RFR announced on Tuesday that Ricky Stenhouse Jr. will fill that void. Trevor Bayne, who is running a limited Sprint Cup schedule for the Wood Brothers, is expected to move into Roush’s full-time Nationwide Series ride. Roush also said he expects crew chief Jimmy Fennig and the rest of the No. 17 Cup crew to stay intact for Stenhouse in 2013.
“The 17 program is a championship level program and for Ricky to have all the guidance and expertise and support that Jimmy Fennig and the guys can provide is essential,” Roush said.

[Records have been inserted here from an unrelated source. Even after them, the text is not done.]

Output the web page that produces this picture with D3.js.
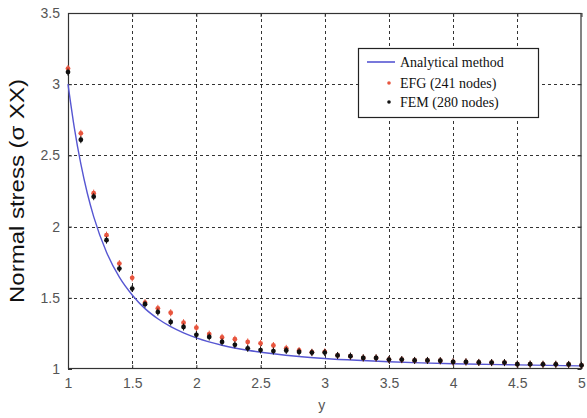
<!DOCTYPE html>
<html><head><meta charset="utf-8">
<script src="https://cdn.jsdelivr.net/npm/d3@7"></script>
<style>body{margin:0;background:#fff;}svg{display:block;}</style>
</head><body>
<script>
const xTicks = [1, 1.5, 2, 2.5, 3, 3.5, 4, 4.5, 5];
const yTicks = [1, 1.5, 2, 2.5, 3, 3.5];
const xTickLabels = ["1", "1.5", "2", "2.5", "3", "3.5", "4", "4.5", "5"];
const yTickLabels = ["1", "1.5", "2", "2.5", "3", "3.5"];

const analyticalX = [1.0, 1.05, 1.1, 1.15, 1.2, 1.3, 1.4, 1.5, 1.6, 1.7, 1.8, 1.9, 2.0, 2.2, 2.4, 2.6, 2.8, 3.0, 3.25, 3.5, 3.75, 4.0, 4.5, 5.0];
const analyticalY = [3.0, 2.69, 2.44, 2.236, 2.07, 1.82, 1.645, 1.52, 1.424, 1.353, 1.297, 1.254, 1.219, 1.167, 1.132, 1.107, 1.088, 1.074, 1.061, 1.051, 1.043, 1.037, 1.029, 1.022];

const nodeX = [1.0, 1.1, 1.2, 1.3, 1.4, 1.5, 1.6, 1.7, 1.8, 1.9, 2.0, 2.1, 2.2, 2.3, 2.4, 2.5, 2.6, 2.7, 2.8, 2.9, 3.0,
               3.1, 3.2, 3.3, 3.4, 3.5, 3.6, 3.7, 3.8, 3.9, 4.0, 4.1, 4.2, 4.3, 4.4, 4.5, 4.6, 4.7, 4.8, 4.9, 5.0];
const femY = [3.085, 2.61, 2.21, 1.905, 1.705, 1.565, 1.455, 1.40, 1.33, 1.295, 1.24, 1.225, 1.19, 1.17, 1.145, 1.133, 1.126, 1.13, 1.12, 1.115, 1.115,
              1.095, 1.09, 1.078, 1.078, 1.066, 1.066, 1.06, 1.06, 1.058, 1.05, 1.05, 1.046, 1.045, 1.045, 1.034, 1.034, 1.033, 1.033, 1.032, 1.026];
const efgY = [3.11, 2.655, 2.235, 1.94, 1.74, 1.64, 1.466, 1.426, 1.395, 1.325, 1.29, 1.245, 1.222, 1.209, 1.19, 1.18, 1.165, 1.145, 1.13, 1.118, 1.12,
              1.095, 1.09, 1.078, 1.078, 1.066, 1.066, 1.06, 1.06, 1.058, 1.05, 1.05, 1.046, 1.045, 1.045, 1.034, 1.034, 1.033, 1.033, 1.032, 1.026];

const legendLabels = ["Analytical method", "EFG (241 nodes)", "FEM (280 nodes)"];
const xLabel = "y";
const yLabel = "Normal stress (\u03c3 XX)";

const W = 587, H = 418;
const m = {left: 68, top: 13, right: 581.5, bottom: 369};

const svg = d3.select("body").append("svg").attr("width", W).attr("height", H);
const x = d3.scaleLinear().domain([1, 5]).range([m.left, m.right]);
const y = d3.scaleLinear().domain([1, 3.5]).range([m.bottom, m.top]);

// grid
const grid = svg.append("g").attr("stroke", "#333").attr("stroke-width", 1).attr("stroke-dasharray", "3,3");
grid.selectAll("line.gx").data(xTicks.slice(1, -1)).join("line")
  .attr("x1", d => Math.round(x(d)) + 0.5).attr("x2", d => Math.round(x(d)) + 0.5)
  .attr("y1", m.top).attr("y2", m.bottom);
grid.selectAll("line.gy").data(yTicks.slice(1, -1)).join("line").attr("class", "gy")
  .attr("y1", d => Math.round(y(d)) + 0.5).attr("y2", d => Math.round(y(d)) + 0.5)
  .attr("x1", m.left).attr("x2", m.right);

// axes
const fontTick = "Liberation Sans, Arial, sans-serif";
const xAxisB = d3.axisBottom(x).tickValues(xTicks).tickFormat((d, i) => xTickLabels[i]).tickSizeInner(-4).tickSizeOuter(0).tickPadding(9);
const xAxisT = d3.axisTop(x).tickValues(xTicks).tickFormat("").tickSizeInner(-4).tickSizeOuter(0);
const yAxisL = d3.axisLeft(y).tickValues(yTicks).tickFormat((d, i) => yTickLabels[i]).tickSizeInner(-4).tickSizeOuter(0).tickPadding(8);
const yAxisR = d3.axisRight(y).tickValues(yTicks).tickFormat("").tickSizeInner(-4).tickSizeOuter(0);

function style(g) {
  g.select(".domain").remove();
  g.selectAll(".tick line").attr("stroke", "#333");
  g.selectAll(".tick text").attr("fill", "#555").attr("font-size", 14).attr("font-family", fontTick);
}
svg.append("g").attr("transform", `translate(0,${m.bottom})`).call(xAxisB).call(style);
svg.append("g").attr("transform", `translate(0,${m.top})`).call(xAxisT).call(style);
svg.append("g").attr("transform", `translate(${m.left},0)`).call(yAxisL).call(style);
svg.append("g").attr("transform", `translate(${m.right},0)`).call(yAxisR).call(style);

svg.append("rect").attr("x", m.left + 0.5).attr("y", m.top + 0.5)
  .attr("width", m.right - m.left - 1).attr("height", m.bottom - m.top - 1)
  .attr("fill", "none").attr("stroke", "#333").attr("stroke-width", 1.2);

// analytical line
const line = d3.line().x(d => x(d[0])).y(d => y(d[1])).curve(d3.curveMonotoneX);
svg.append("path").datum(analyticalX.map((d, i) => [d, analyticalY[i]]))
  .attr("d", line).attr("fill", "none").attr("stroke", "#5656d2").attr("stroke-width", 1.4);

// markers
function marker(g, color, r) {
  g.append("circle").attr("r", r).attr("fill", color);
  g.append("line").attr("x1", 0).attr("x2", 0).attr("y1", -3.5).attr("y2", 3.5).attr("stroke", color).attr("stroke-width", 1);
}
const efg = svg.append("g").selectAll("g").data(nodeX.map((d, i) => [d, efgY[i]])).join("g")
  .attr("transform", d => `translate(${x(d[0])},${y(d[1])})`);
efg.each(function() { marker(d3.select(this), "#e8553e", 2.4); });
const fem = svg.append("g").selectAll("g").data(nodeX.map((d, i) => [d, femY[i]])).join("g")
  .attr("transform", d => `translate(${x(d[0])},${y(d[1])})`);
fem.each(function() { marker(d3.select(this), "#111", 2.4); });

// axis labels
svg.append("text").attr("x", x(3) - 3).attr("y", 410).attr("text-anchor", "middle")
  .attr("font-family", fontTick).attr("font-size", 14).attr("fill", "#555").text(xLabel);
svg.append("text").attr("transform", `translate(24,${(303 + 79) / 2}) rotate(-90)`)
  .attr("text-anchor", "middle").attr("font-family", fontTick).attr("font-size", 20).attr("fill", "#111")
  .attr("textLength", 224).attr("lengthAdjust", "spacingAndGlyphs").text(yLabel);

// legend
const lg = svg.append("g");
lg.append("rect").attr("x", 358.5).attr("y", 48.5).attr("width", 180).attr("height", 69)
  .attr("fill", "#fff").attr("stroke", "#222").attr("stroke-width", 1.2);
const rows = [62, 83, 102];
lg.append("line").attr("x1", 367).attr("x2", 395).attr("y1", rows[0]).attr("y2", rows[0])
  .attr("stroke", "#5656d2").attr("stroke-width", 1.6);
lg.append("circle").attr("cx", 389).attr("cy", rows[1]).attr("r", 1.8).attr("fill", "#e8553e");
lg.append("circle").attr("cx", 389).attr("cy", rows[2]).attr("r", 1.8).attr("fill", "#111");
lg.selectAll("text").data(legendLabels).join("text")
  .attr("x", 400).attr("y", (d, i) => rows[i] + 5)
  .attr("font-family", "Liberation Serif, Times New Roman, serif").attr("font-size", 14).attr("fill", "#111")
  .text(d => d);
</script>
</body></html>
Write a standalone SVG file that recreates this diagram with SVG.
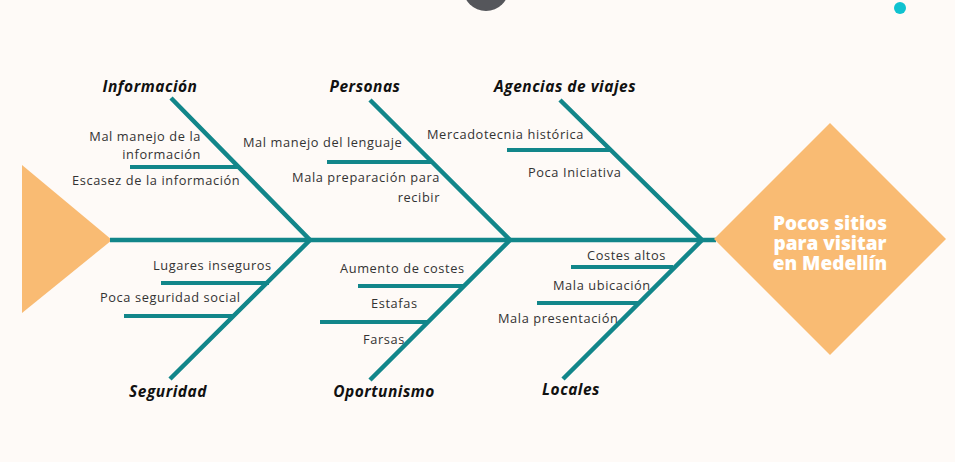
<svg xmlns="http://www.w3.org/2000/svg" width="955" height="462" viewBox="0 0 955 462">
<style>
.bone{stroke:#12868a;stroke-width:4.5;fill:none;stroke-linecap:butt}
.sub{stroke:#12868a;stroke-width:4;fill:none}
.item{font-family:"Open Sans","Liberation Sans",sans-serif;font-size:12.8px;letter-spacing:0.6px;fill:#333}
.cat{font-family:"Open Sans","Liberation Sans",sans-serif;font-size:15.5px;font-weight:700;font-style:italic;letter-spacing:0.5px;fill:#111}
.head{font-family:"Open Sans","Liberation Sans",sans-serif;font-size:19px;font-weight:800;letter-spacing:0px;fill:#fff}
</style>
<rect width="955" height="462" fill="#fefaf7"/>
<circle cx="486" cy="-12" r="23" fill="#55565b"/>
<circle cx="900" cy="8" r="6" fill="#0fc2d0"/>
<g id="tail"><polygon points="22,165 112,240 22,313" fill="#f9bb73"/></g>
<g id="connectors">
<line class="bone" x1="110" y1="240" x2="716" y2="240"/>
<polyline class="bone" points="171,98 310,240 170,379"/>
<polyline class="bone" points="370,100 510,240 370,380"/>
<polyline class="bone" points="560,100 702,240 563,379"/>
<line class="sub" x1="130" y1="167" x2="238" y2="167"/>
<line class="sub" x1="327" y1="162" x2="432" y2="162"/>
<line class="sub" x1="507" y1="150" x2="610" y2="150"/>
<line class="sub" x1="161" y1="283" x2="269" y2="283"/>
<line class="sub" x1="124" y1="316" x2="233" y2="316"/>
<line class="sub" x1="358" y1="286" x2="463" y2="286"/>
<line class="sub" x1="320" y1="322" x2="427" y2="322"/>
<line class="sub" x1="571" y1="267" x2="673" y2="267"/>
<line class="sub" x1="537" y1="303" x2="638" y2="303"/>
</g>
<g id="head"><polygon points="830,123 946,239 830,355 714,239" fill="#f9bb73"/>
<text class="head" text-anchor="middle"><tspan x="830" y="230">Pocos sitios</tspan><tspan x="830" dy="20">para visitar</tspan><tspan x="830" dy="20">en Medellín</tspan></text></g>
<g id="informacion">
<text class="cat" x="150" y="92" text-anchor="middle">Información</text>
<text class="item" x="201" y="141" text-anchor="end">Mal manejo de la</text>
<text class="item" x="201" y="159" text-anchor="end">información</text>
<text class="item" x="72" y="185">Escasez de la información</text>
</g>
<g id="personas">
<text class="cat" x="365" y="92" text-anchor="middle">Personas</text>
<text class="item" x="243" y="147">Mal manejo del lenguaje</text>
<text class="item" x="440" y="182" text-anchor="end">Mala preparación para</text>
<text class="item" x="440" y="202" text-anchor="end">recibir</text>
</g>
<g id="agencias">
<text class="cat" x="565" y="92" text-anchor="middle">Agencias de viajes</text>
<text class="item" x="427" y="139">Mercadotecnia histórica</text>
<text class="item" x="528" y="177">Poca Iniciativa</text>
</g>
<g id="seguridad">
<text class="cat" x="168" y="397" text-anchor="middle">Seguridad</text>
<text class="item" x="153" y="270">Lugares inseguros</text>
<text class="item" x="100" y="302">Poca  seguridad social</text>
</g>
<g id="oportunismo">
<text class="cat" x="384" y="397" text-anchor="middle">Oportunismo</text>
<text class="item" x="340" y="273">Aumento de costes</text>
<text class="item" x="371" y="308">Estafas</text>
<text class="item" x="363" y="344">Farsas</text>
</g>
<g id="locales">
<text class="cat" x="571" y="395" text-anchor="middle">Locales</text>
<text class="item" x="587" y="260">Costes altos</text>
<text class="item" x="553" y="290">Mala ubicación</text>
<text class="item" x="498" y="323">Mala presentación</text>
</g>
</svg>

With the tremendous rapport and respect Kenseth has with Fennig, his crew and his teammates, there’s no reason to believe his run for the Chase to the Championship will be compromised. Plus, Kenseth is still a valuable asset to his fellow drivers with the support and precise feedback he can offer on and off the track.
“Matt and I — and I think everybody on the team — the friendship part will survive,” Roush said. “I have not lost respect for Matt and I hope he hasn’t for me. We’re going to go out and win a championship if we can. Of course, he’s going to have to beat the other two Roush Fenway cars, hopefully, as well as the rest of the field.
"But if things fall so that Matt has the hot hand, we’ll try to win the championship with him and wish him well — but not the very best of luck going forward.
“He will from my point of view be moving to the dark side. We will get through that. Personally we will be fine.”